Modules contain elements and modules can be dependent on other modules. How do these module dependencies come into being? There are two characteristics of elements that are responsible for creating a dependency between two modules:

  • a link from one element to another one (called the “target element” of a link)
  • an element that has a parent element set (called the “parent element” of an element)

When a link’s target element or an element’s parent element is located in a different module. Then the element’s module has a dependency to that different module. Or a bit more formally expressed:

  • Element(M1) has a link to Element(M2) => M1 depends on M2
  • Element(M1) has a parent Element(M2) => M1 depends on M2

Whenever you use the “links” tab of the Element Wizard View to create a new link and at the same time create a new element, that new element belongs to the same module as the link owner’s module.

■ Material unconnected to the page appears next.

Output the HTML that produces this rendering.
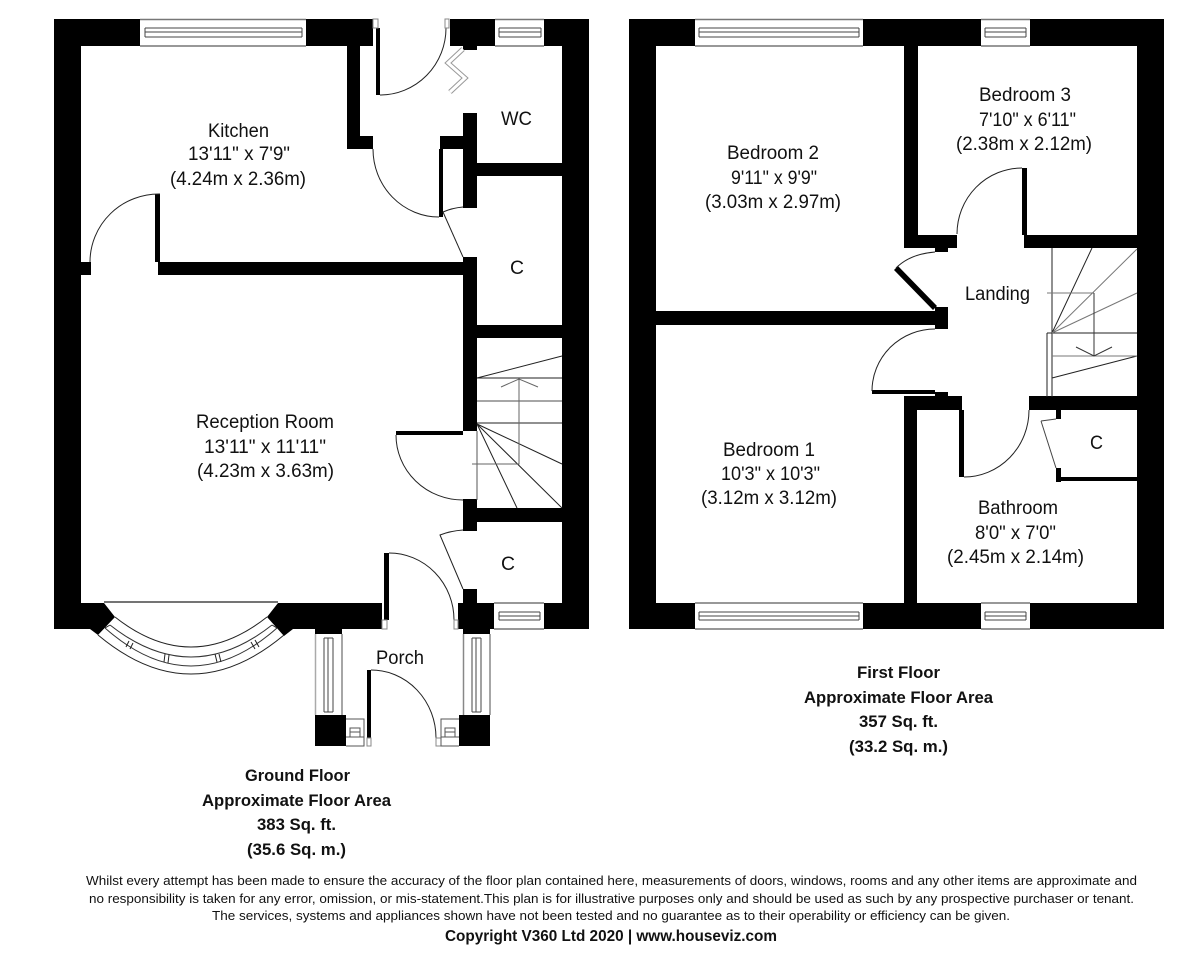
<!DOCTYPE html>
<html><head><meta charset="utf-8"><title>Floor Plan</title>
<style>
html,body{margin:0;padding:0;background:#fff}
svg{display:block}
text{font-family:"Liberation Sans",Arial,sans-serif;fill:#111;font-size:19px}
.b{font-weight:bold;font-size:16.5px}
.f{font-size:13px}
.c{font-weight:bold;font-size:16px}
.l{fill:none;stroke:#222;stroke-width:1}
</style></head>
<body>
<svg width="1200" height="954" viewBox="0 0 1200 954" xmlns="http://www.w3.org/2000/svg">

<!-- GROUND FLOOR WALLS -->
<g fill="#000">
<rect x="54" y="19" width="27" height="610"/>
<rect x="54" y="19" width="86" height="27"/>
<rect x="306" y="19" width="67" height="27"/>
<rect x="347" y="46" width="13" height="103"/>
<rect x="347" y="136" width="26" height="13"/>
<rect x="450" y="19" width="45" height="27"/>
<rect x="463" y="46" width="14" height="4"/>
<rect x="544" y="19" width="45" height="27"/>
<rect x="562" y="19" width="27" height="610"/>
<rect x="544" y="603" width="45" height="26"/>
<rect x="463" y="113" width="14" height="95"/>
<rect x="477" y="163" width="85" height="13"/>
<rect x="440" y="136" width="23" height="13"/>
<rect x="439" y="149" width="4" height="68"/>
<rect x="463" y="257" width="14" height="174"/>
<rect x="158" y="262" width="305" height="13"/>
<rect x="155" y="194" width="5" height="68"/>
<rect x="81" y="262" width="10" height="13"/>
<rect x="477" y="325" width="85" height="13"/>
<rect x="396" y="431" width="67" height="4"/>
<rect x="463" y="499" width="14" height="32"/>
<rect x="477" y="508" width="85" height="14"/>
<rect x="376" y="28" width="4" height="67"/>
<rect x="463" y="589" width="14" height="14"/>
<rect x="458" y="603" width="36" height="26"/>
<rect x="463" y="629" width="27" height="5"/>
<rect x="81" y="603" width="23" height="26"/>
<polygon points="54,603 104,603 115,617 98,635 90,629 54,629"/>
<polygon points="278,603 382,603 382,629 293,629 284,636 267,617"/>
<rect x="315" y="629" width="27" height="5"/>
<rect x="384" y="553" width="5" height="67"/>
<rect x="315" y="715" width="31" height="31"/>
<rect x="459" y="715" width="31" height="31"/>
<rect x="367" y="670" width="4" height="68"/>
</g>

<!-- ground thin details -->
<g class="l">
<path d="M380 95A66 67 0 0 0 446 28"/>
<path d="M373 149A66 68 0 0 0 439 217"/>
<path d="M443 212Q452 208 463 207"/>
<path d="M443 212L463 257"/>
<path d="M160 194A69 68 0 0 0 90 262"/>
<path d="M396 435A67 65 0 0 0 463 500"/>
<path d="M477 431V500" stroke="#555"/>
<path d="M389 553A65 67 0 0 1 454 620"/>
<path d="M463 530Q450 531 440 535L463 589"/>
<path d="M371 670A65 68 0 0 1 436 738"/>
<path d="M104 602H278" stroke-width="1.2"/>
<!-- stairs -->
<path d="M477 378L562 356M477 378H562M477 423H562M477 424L562 464M477 424L562 508M477 424L517 508"/>
<path d="M477 401H562" stroke="#888" stroke-width="1.5"/>
<path d="M519 379V464H472M501 387L519 379L538 387" stroke="#666"/>
<!-- door jamb boxes -->
<path d="M373 19H378V28H373Z M445 19H449V28H445Z" stroke="#888"/>
<path d="M382 620H387V629H382Z M454 620H458V629H454Z" stroke="#888"/>
<path d="M367 738H371V746H367Z M436 738H441V746H436Z" stroke="#888"/>
<path d="M346 719H364V746H346M346 737H364" stroke="#555"/>
<path d="M350 728H360V737H350ZM350 732H360" stroke="#555"/>
<path d="M459 719H441V746H459M441 737H459" stroke="#555"/>
<path d="M445 728H455V737H445ZM445 732H455" stroke="#555"/>
</g>

<!-- WC zigzag -->
<polyline points="463,49 448,63 465,78 450,92" fill="none" stroke="#999" stroke-width="5"/>
<polyline points="463,49 448,63 465,78 450,92" fill="none" stroke="#fff" stroke-width="3"/>

<!-- Bay window -->
<g fill="none" stroke="#222" stroke-width="1">
<path d="M115 617Q191 677 267 617"/>
<path d="M98 635Q191 713 284 635"/>
<path d="M110 625Q191 689 272 625" stroke="#333"/>
<path d="M105 628Q191 704 277 628" stroke="#333"/>
<path d="M129 641L126 647M133 643L130 649M165 654L164 662M169 655L168 663M215 654L217 662M219 654L221 662M251 642L255 649M255 640L259 647M110 625L105 628M272 625L277 628"/>
</g>

<!-- Horizontal windows: ground -->
<g fill="none">
<path d="M140 19.5H306M140 46H306" stroke="#777" stroke-width="1.5"/>
<path d="M145 28H302M145 32H302M145 37H302M145 28V37M302 28V37" stroke="#444"/>
<path d="M495 19.5H544M495 46H544" stroke="#777" stroke-width="1.5"/>
<path d="M499 28H541M499 32H541M499 37H541M499 28V37M541 28V37" stroke="#444"/>
<path d="M494 603H544M494 629H544" stroke="#777" stroke-width="1.5"/>
<path d="M499 612H540M499 616H540M499 620H540M499 612V620M540 612V620" stroke="#444"/>
<!-- vertical porch windows -->
<path d="M315.5 634V715" stroke="#aaa" stroke-width="1.5"/><path d="M342 634V715" stroke="#888" stroke-width="1.5"/>
<path d="M324 638V712M328 638V712M333 638V712M324 638H333M324 712H333" stroke="#444"/>
<path d="M463.5 634V715" stroke="#888" stroke-width="1.5"/><path d="M490 634V715" stroke="#888" stroke-width="1.5"/>
<path d="M472 638V712M476 638V712M481 638V712M472 638H481M472 712H481" stroke="#444"/>
</g>

<!-- FIRST FLOOR WALLS -->
<g fill="#000">
<rect x="629" y="19" width="27" height="610"/>
<rect x="629" y="19" width="66" height="27"/>
<rect x="863" y="19" width="118" height="27"/>
<rect x="1030" y="19" width="134" height="27"/>
<rect x="1137" y="19" width="27" height="610"/>
<rect x="629" y="603" width="66" height="26"/>
<rect x="863" y="603" width="118" height="26"/>
<rect x="1030" y="603" width="134" height="26"/>
<rect x="904" y="46" width="14" height="202"/>
<rect x="904" y="235" width="53" height="13"/>
<rect x="935" y="248" width="13" height="4"/>
<rect x="1024" y="235" width="113" height="13"/>
<rect x="1022" y="168" width="5" height="67"/>
<rect x="656" y="311" width="279" height="14"/>
<rect x="935" y="307" width="13" height="22"/>
<polygon points="894,270 898,266 937,306 933,310"/>
<rect x="872" y="390" width="63" height="4"/>
<rect x="935" y="392" width="13" height="4"/>
<rect x="904" y="396" width="58" height="14"/>
<rect x="904" y="396" width="13" height="207"/>
<rect x="959" y="410" width="5" height="67"/>
<rect x="1029" y="396" width="108" height="14"/>
<rect x="1056" y="410" width="5" height="9"/>
<rect x="1056" y="468" width="5" height="14"/>
<rect x="1056" y="477" width="81" height="4"/>
</g>
<g class="l">
<path d="M1022 168A65 66 0 0 0 957 234"/>
<path d="M935 252Q910 254 896 268"/>
<path d="M935 329A63 62 0 0 0 872 391"/>
<path d="M964 477A65 67 0 0 0 1029 410"/>
<path d="M1041 421L1056 419M1041 421L1056 468" stroke="#444"/>
<!-- stairs -->
<path d="M1052 248V333M1052 333L1092 248M1047 333H1137M1047 333V397M1052 333V397M1052 378L1137 356"/>
<path d="M1052 333L1137 249M1052 333L1137 293M1047 293H1094M1052 356H1137" stroke="#777"/>
<path d="M1094 293V356M1076 347L1094 356L1112 347" stroke="#333"/>
</g>
<!-- First windows -->
<g fill="none">
<path d="M695 19.5H863M695 46H863" stroke="#777" stroke-width="1.5"/>
<path d="M699 28H859M699 32H859M699 37H859M699 28V37M859 28V37" stroke="#444"/>
<path d="M981 19.5H1030M981 46H1030" stroke="#777" stroke-width="1.5"/>
<path d="M985 28H1026M985 32H1026M985 37H1026M985 28V37M1026 28V37" stroke="#444"/>
<path d="M695 603H863M695 629H863" stroke="#777" stroke-width="1.5"/>
<path d="M699 612H859M699 616H859M699 620H859M699 612V620M859 612V620" stroke="#444"/>
<path d="M981 603H1030M981 629H1030" stroke="#777" stroke-width="1.5"/>
<path d="M985 612H1026M985 616H1026M985 620H1026M985 612V620M1026 612V620" stroke="#444"/>
</g>

<!-- ROOM LABELS -->
<text x="208" y="137" textLength="61" lengthAdjust="spacingAndGlyphs">Kitchen</text>
<text x="188" y="160" textLength="102" lengthAdjust="spacingAndGlyphs">13'11" x 7'9"</text>
<text x="170" y="185" textLength="136" lengthAdjust="spacingAndGlyphs">(4.24m x 2.36m)</text>
<text x="196" y="428" textLength="138" lengthAdjust="spacingAndGlyphs">Reception Room</text>
<text x="204" y="453" textLength="122" lengthAdjust="spacingAndGlyphs">13'11" x 11'11"</text>
<text x="197" y="477" textLength="137" lengthAdjust="spacingAndGlyphs">(4.23m x 3.63m)</text>
<text x="501" y="125" textLength="31" lengthAdjust="spacingAndGlyphs">WC</text>
<text x="510" y="274" textLength="14" lengthAdjust="spacingAndGlyphs">C</text>
<text x="501" y="570" textLength="14" lengthAdjust="spacingAndGlyphs">C</text>
<text x="376" y="664" textLength="48" lengthAdjust="spacingAndGlyphs">Porch</text>
<text x="727" y="159" textLength="92" lengthAdjust="spacingAndGlyphs">Bedroom 2</text>
<text x="731" y="184" textLength="86" lengthAdjust="spacingAndGlyphs">9'11" x 9'9"</text>
<text x="705" y="208" textLength="136" lengthAdjust="spacingAndGlyphs">(3.03m x 2.97m)</text>
<text x="979" y="101" textLength="92" lengthAdjust="spacingAndGlyphs">Bedroom 3</text>
<text x="979" y="126" textLength="97" lengthAdjust="spacingAndGlyphs">7'10" x 6'11"</text>
<text x="956" y="150" textLength="136" lengthAdjust="spacingAndGlyphs">(2.38m x 2.12m)</text>
<text x="965" y="300" textLength="65" lengthAdjust="spacingAndGlyphs">Landing</text>
<text x="1090" y="449" textLength="13" lengthAdjust="spacingAndGlyphs">C</text>
<text x="723" y="456" textLength="92" lengthAdjust="spacingAndGlyphs">Bedroom 1</text>
<text x="721" y="480" textLength="99" lengthAdjust="spacingAndGlyphs">10'3" x 10'3"</text>
<text x="701" y="504" textLength="136" lengthAdjust="spacingAndGlyphs">(3.12m x 3.12m)</text>
<text x="978" y="514" textLength="80" lengthAdjust="spacingAndGlyphs">Bathroom</text>
<text x="975" y="539" textLength="81" lengthAdjust="spacingAndGlyphs">8'0" x 7'0"</text>
<text x="947" y="563" textLength="137" lengthAdjust="spacingAndGlyphs">(2.45m x 2.14m)</text>

<!-- FLOOR AREA -->
<text class="b" x="245" y="781" textLength="105" lengthAdjust="spacingAndGlyphs">Ground Floor</text>
<text class="b" x="202" y="806" textLength="189" lengthAdjust="spacingAndGlyphs">Approximate Floor Area</text>
<text class="b" x="257" y="830" textLength="79" lengthAdjust="spacingAndGlyphs">383 Sq. ft.</text>
<text class="b" x="247" y="855" textLength="99" lengthAdjust="spacingAndGlyphs">(35.6 Sq. m.)</text>
<text class="b" x="857" y="678" textLength="83" lengthAdjust="spacingAndGlyphs">First Floor</text>
<text class="b" x="804" y="703" textLength="189" lengthAdjust="spacingAndGlyphs">Approximate Floor Area</text>
<text class="b" x="859" y="727" textLength="79" lengthAdjust="spacingAndGlyphs">357 Sq. ft.</text>
<text class="b" x="849" y="752" textLength="99" lengthAdjust="spacingAndGlyphs">(33.2 Sq. m.)</text>

<!-- FOOTER -->
<text class="f" x="86" y="885" textLength="1051" lengthAdjust="spacingAndGlyphs">Whilst every attempt has been made to ensure the accuracy of the floor plan contained here, measurements of doors, windows, rooms and any other items are approximate and</text>
<text class="f" x="89" y="903" textLength="1045" lengthAdjust="spacingAndGlyphs">no responsibility is taken for any error, omission, or mis-statement.This plan is for illustrative purposes only and should be used as such by any prospective purchaser or tenant.</text>
<text class="f" x="212" y="920" textLength="798" lengthAdjust="spacingAndGlyphs">The services, systems and appliances shown have not been tested and no guarantee as to their operability or efficiency can be given.</text>
<text class="c" x="445" y="941" textLength="332" lengthAdjust="spacingAndGlyphs">Copyright V360 Ltd 2020 | www.houseviz.com</text>
</svg>
</body></html>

However, when you use the wizard to create a new link where the target element is an existing element that belongs to a different module, you create a module dependency from the link owner’s module to the target element’s module.

Dependency Trees

Every module has a dependency tree of modules. In the simplest form, a module has an empty dependency tree. Normally, there are always some modules that have an empty dependency tree. In the most complex form, a module’s dependency tree includes all of an organization’s modules. This is rarely the case, though.

You can see a module’s dependency tree by opening the Module Dependencies View

When you want to see a dependency tree for an element, you have to use the Diagram View. That view takes only element links into account. An element’s parent element is not displayed in a diagram.